Food Allergies: Hope for a New Treatment or Cure
Allergic to eggs? A little egg might eventually be just what the doctor orders. Duke and University of Arkansas researchers report in the online edition of the Journal of Allergy and Clinical Immunology that a small pilot study exposing seven kids with egg allergies to minuscule amounts of powdered egg whites and then gradually increasing exposure over a two-year period caused most of them to develop enough resistance to eat the equivalent of two scrambled eggs without a reaction. All of the study participants gained some degree of protection.
"This is not something I would want people to try at home," says lead researcher Wesley Burks, a pediatrician at Duke University Medical Center. That's because in some cases egg allergies can cause severe reactions and, occasionally, even death. But Burks believes that oral immunotherapy, as the technique is called, could lead to effective new treatments or even a cure for certain food allergies. That would come as a welcome relief to the 3.7 percent of the American population with food allergies, many of whom report significant decreases in their quality of life due to the condition.

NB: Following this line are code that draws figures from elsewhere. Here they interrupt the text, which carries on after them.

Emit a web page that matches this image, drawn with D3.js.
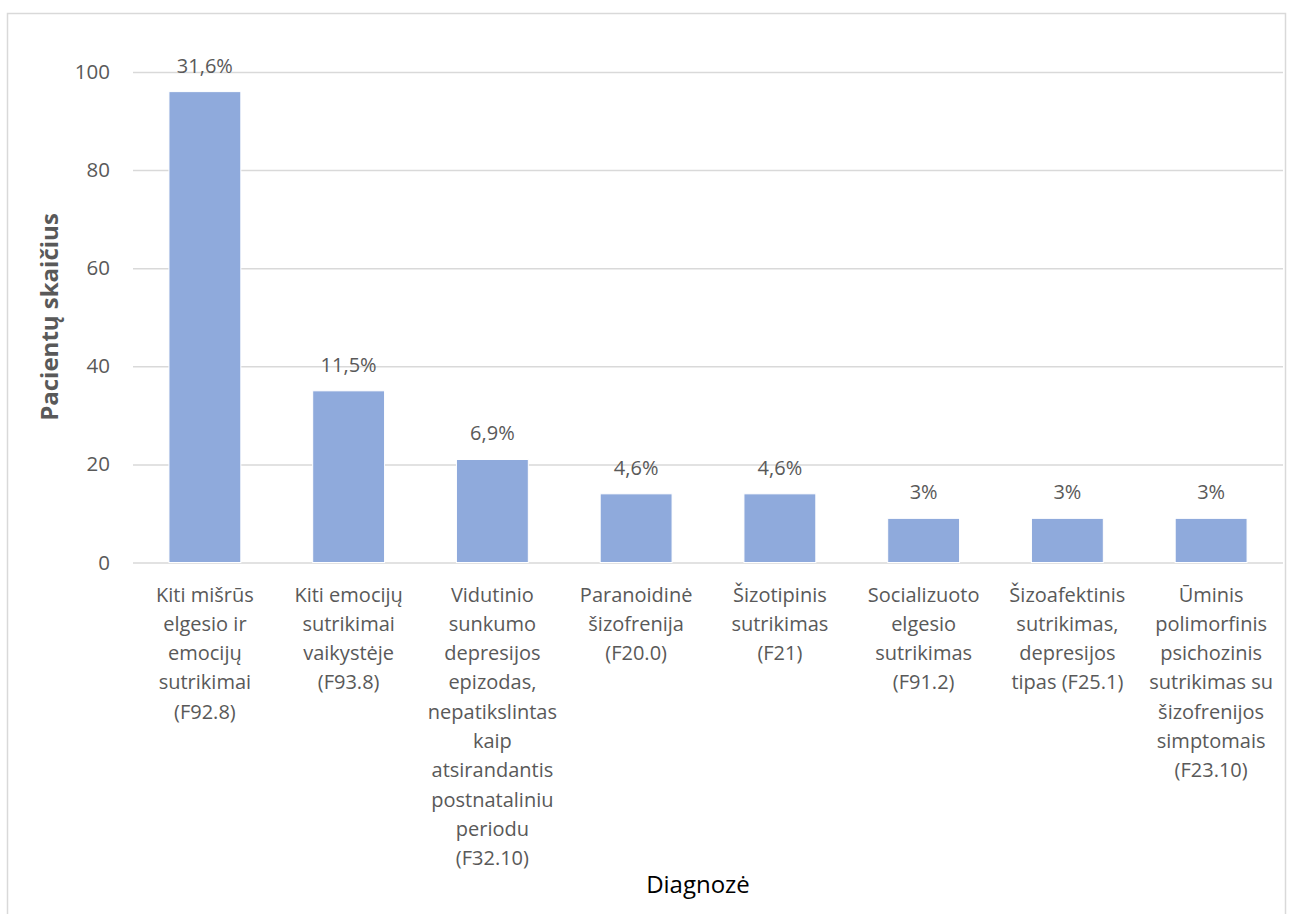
<!DOCTYPE html>
<html>
<head>
<meta charset="utf-8">
<script src="https://cdn.jsdelivr.net/npm/d3@7"></script>
<style>
    body { margin: 0; background: #fff; }
    text { font-family: "Open Sans", "Noto Sans", sans-serif; fill: #595959; }
</style>
</head>
<body>
<svg id="chart"></svg>
<script>
// category labels, already split into the lines used in the picture
const categories = [
    ["Kiti mišrūs", "elgesio ir", "emocijų", "sutrikimai", "(F92.8)"],
    ["Kiti emocijų", "sutrikimai", "vaikystėje", "(F93.8)"],
    ["Vidutinio", "sunkumo", "depresijos", "epizodas,", "nepatikslintas", "kaip", "atsirandantis", "postnataliniu", "periodu", "(F32.10)"],
    ["Paranoidinė", "šizofrenija", "(F20.0)"],
    ["Šizotipinis", "sutrikimas", "(F21)"],
    ["Socializuoto", "elgesio", "sutrikimas", "(F91.2)"],
    ["Šizoafektinis", "sutrikimas,", "depresijos", "tipas (F25.1)"],
    ["Ūminis", "polimorfinis", "psichozinis", "sutrikimas su", "šizofrenijos", "simptomais", "(F23.10)"]
];
const patients = [96, 35, 21, 14, 14, 9, 9, 9];
const percentLabels = ["31,6%", "11,5%", "6,9%", "4,6%", "4,6%", "3%", "3%", "3%"];
const yTicks = [0, 20, 40, 60, 80, 100];

const width = 1293, height = 914;
const margin = {top: 72, right: 10, bottom: 351, left: 133};
const innerW = 1283 - margin.left;
const innerH = 562.5 - margin.top;

const svg = d3.select("#chart")
    .attr("width", width)
    .attr("height", height);

// outer chart border (bottom edge is cut off in the original)
svg.append("path")
    .attr("d", `M7.5,${height + 2}V13.5H1285.5V${height + 2}`)
    .attr("fill", "none")
    .attr("stroke", "#d9d9d9")
    .attr("stroke-width", 1.5);

const g = svg.append("g")
    .attr("transform", `translate(${margin.left},${margin.top})`);

const x = d3.scaleBand()
    .domain(d3.range(categories.length))
    .range([0, innerW])
    .paddingInner(0.5)
    .paddingOuter(0.25);

const y = d3.scaleLinear()
    .domain([0, 100])
    .range([innerH, 0]);

// gridlines + y labels via axis
const yAxis = d3.axisLeft(y)
    .tickValues(yTicks)
    .tickSize(-innerW)
    .tickPadding(23);

const yAxisG = g.append("g").call(yAxis);
yAxisG.select(".domain").remove();
yAxisG.selectAll("line")
    .attr("stroke", "#d9d9d9")
    .attr("stroke-width", 1.5);
yAxisG.selectAll("text")
    .attr("fill", "#595959")
    .style("font-size", "20.5px");

// bars
g.selectAll("rect.bar")
    .data(patients)
    .join("rect")
    .attr("class", "bar")
    .attr("x", (d, i) => x(i))
    .attr("y", d => y(d))
    .attr("width", x.bandwidth())
    .attr("height", d => innerH - y(d))
    .attr("fill", "#8faadc")
    .attr("stroke", "#fff")
    .attr("stroke-width", 1);

// percent labels
g.selectAll("text.pct")
    .data(patients)
    .join("text")
    .attr("class", "pct")
    .attr("x", (d, i) => x(i) + x.bandwidth() / 2)
    .attr("y", d => y(d) - 19)
    .attr("text-anchor", "middle")
    .style("font-size", "20px")
    .text((d, i) => percentLabels[i]);

// category labels (multi line)
const catG = g.selectAll("g.cat")
    .data(categories)
    .join("g")
    .attr("class", "cat")
    .attr("transform", (d, i) => `translate(${x(i) + x.bandwidth() / 2},${innerH + 39})`);

catG.selectAll("text")
    .data(d => d)
    .join("text")
    .attr("y", (d, i) => i * 29.3)
    .attr("text-anchor", "middle")
    .style("font-size", "20px")
    .text(d => d);

// axis titles
svg.append("text")
    .attr("transform", "translate(58,317) rotate(-90)")
    .attr("text-anchor", "middle")
    .style("font-size", "24px")
    .style("font-weight", "bold")
    .text("Pacientų skaičius");

svg.append("text")
    .attr("x", 698)
    .attr("y", 893)
    .attr("text-anchor", "middle")
    .style("font-size", "24px")
    .style("fill", "#000")
    .text("Diagnozė");
</script>
</body>
</html>
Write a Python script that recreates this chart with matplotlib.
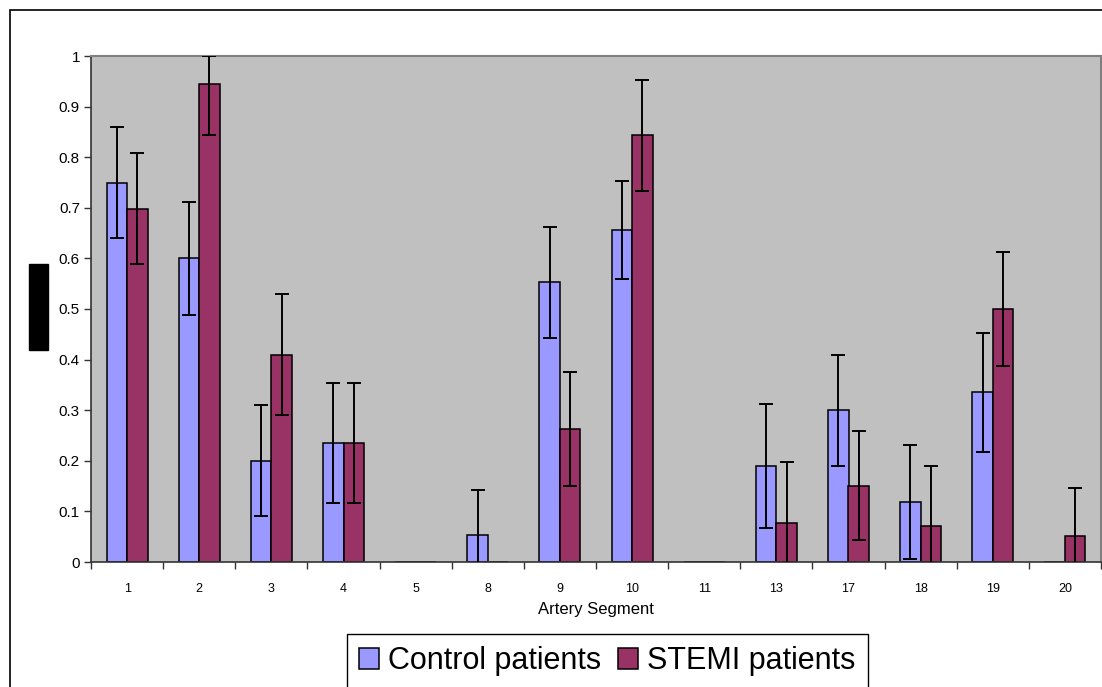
import matplotlib
matplotlib.use('Agg')
import matplotlib.pyplot as plt
import numpy as np
from matplotlib.patches import Rectangle
from matplotlib.ticker import FixedLocator, FormatStrFormatter

plt.rcParams['font.family'] = ['Liberation Sans', 'DejaVu Sans']

# artery segments and mean values
segments = ['1', '2', '3', '4', '5', '8', '9', '10', '11', '13', '17', '18', '19', '20']
control = [0.75, 0.60, 0.20, 0.235, 0, 0.053, 0.553, 0.656, 0, 0.19, 0.30, 0.118, 0.335, 0]
control_err = [0.109, 0.112, 0.11, 0.118, 0, 0.089, 0.11, 0.097, 0, 0.122, 0.11, 0.113, 0.117, 0]
stemi = [0.698, 0.944, 0.41, 0.235, 0, 0, 0.263, 0.843, 0, 0.077, 0.151, 0.071, 0.50, 0.052]
stemi_err = [0.11, 0.1, 0.12, 0.118, 0, 0, 0.113, 0.11, 0, 0.121, 0.108, 0.119, 0.113, 0.095]

c_ctrl = '#9999FF'
c_stemi = '#993366'

fig = plt.figure(figsize=(11.02, 6.87), dpi=100)
ax = fig.add_axes([91 / 1102, 1 - 562 / 687, 1010 / 1102, 506 / 687])
ax.set_facecolor('#C0C0C0')

x = np.arange(len(segments))
w = 0.285

def draw(xpos, vals, errs, color, label):
    vals = np.array(vals)
    errs = np.array(errs)
    ax.bar(xpos, vals, w, color=color, edgecolor='black', linewidth=1.1,
           label=label, zorder=2)
    m = errs > 0
    # excel stops the bar at the top of the axis
    up = np.minimum(vals + errs, 1.0) - vals
    ax.errorbar(xpos[m], vals[m], yerr=[errs[m], up[m]], fmt='none',
                ecolor='black', elinewidth=1.4, capsize=4.8, capthick=1.4,
                zorder=3)

draw(x - w / 2, control, control_err, c_ctrl, 'Control patients')
draw(x + w / 2, stemi, stemi_err, c_stemi, 'STEMI patients')

ax.set_xlim(-0.5, len(segments) - 0.5)
ax.set_ylim(0, 1)
ax.set_yticks(np.arange(0, 1.01, 0.1))
ax.yaxis.set_major_formatter(FormatStrFormatter('%g'))
ax.tick_params(axis='y', direction='out', length=5, width=1, colors='#333333',
               labelcolor='black', labelsize=11, pad=3)

ax.set_xticks(x)
ax.set_xticklabels(segments)
ax.xaxis.set_minor_locator(FixedLocator(np.arange(-0.5, len(segments), 1)))
ax.tick_params(axis='x', which='major', length=0, labelsize=9, pad=15)
ax.tick_params(axis='x', which='minor', direction='out', length=5, width=1,
               colors='#333333')

ax.set_xlabel('Artery Segment', fontsize=12, labelpad=5)

for s in ['left', 'bottom']:
    ax.spines[s].set_color('#333333')
    ax.spines[s].set_linewidth(1.2)
for s in ['top', 'right']:
    ax.spines[s].set_color('#808080')
    ax.spines[s].set_linewidth(1.5)

leg = fig.legend(loc='upper left', bbox_to_anchor=(347 / 1102, 1 - 634 / 687),
                 ncol=2, fontsize=22, frameon=True, fancybox=False,
                 edgecolor='black', framealpha=1, handlelength=0.65,
                 handleheight=0.65, handletextpad=0.3, columnspacing=0.55,
                 borderpad=0.4, borderaxespad=0)
leg.get_frame().set_linewidth(1.0)

# outer chart frame
fig.add_artist(Rectangle((10 / 1102, -0.1), 1.2, 1 - 10 / 687 + 0.1,
                         transform=fig.transFigure, fill=False,
                         edgecolor='black', linewidth=1.2))
# the hidden y label
fig.add_artist(Rectangle((29 / 1102, 1 - 350 / 687), 19 / 1102, 86 / 687,
                         transform=fig.transFigure, color='black'))

fig.savefig('out.png', dpi=100)
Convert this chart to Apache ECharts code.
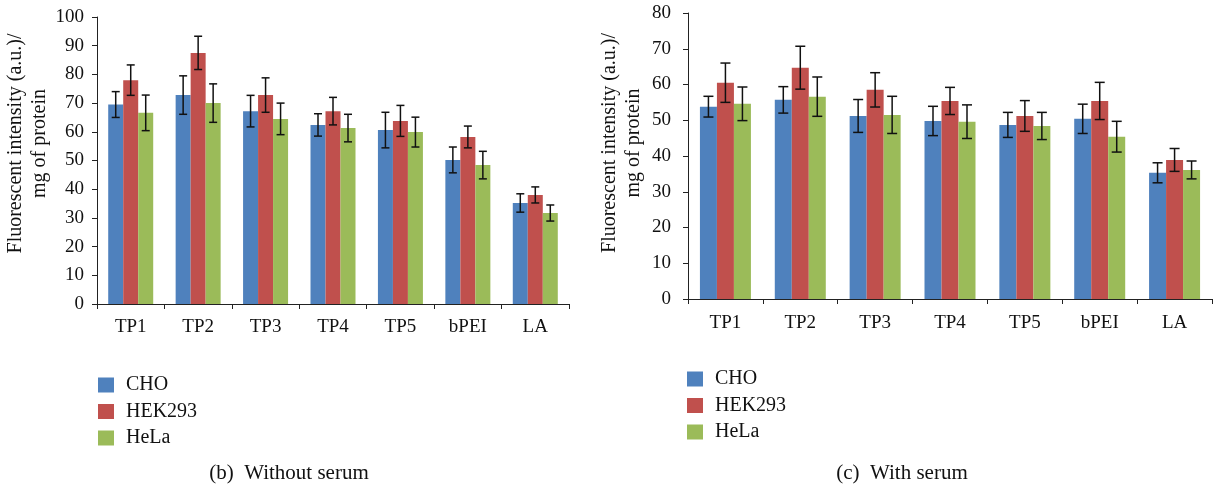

In this study, the team studied only kids who lacked a history of severe reactions, increased the doses gradually in tiny increments, and carefully monitored participants for adverse reactions. Additional studies, some of which are already in progress, will evaluate the technique in a more rigorous way. A National Institute of Allergy and Infectious Diseases research consortium is currently working on a larger study with more than 60 participants. And Burks is testing the same technique with peanuts, which tend to cause more dangerous reactions than eggs.
At this point, the mechanism behind oral immunotherapy is not fully understood, but Burks theorizes the increasing exposure to the allergen causes changes in the functioning of T lymphocytes, cells which play an important role in the body's immune response.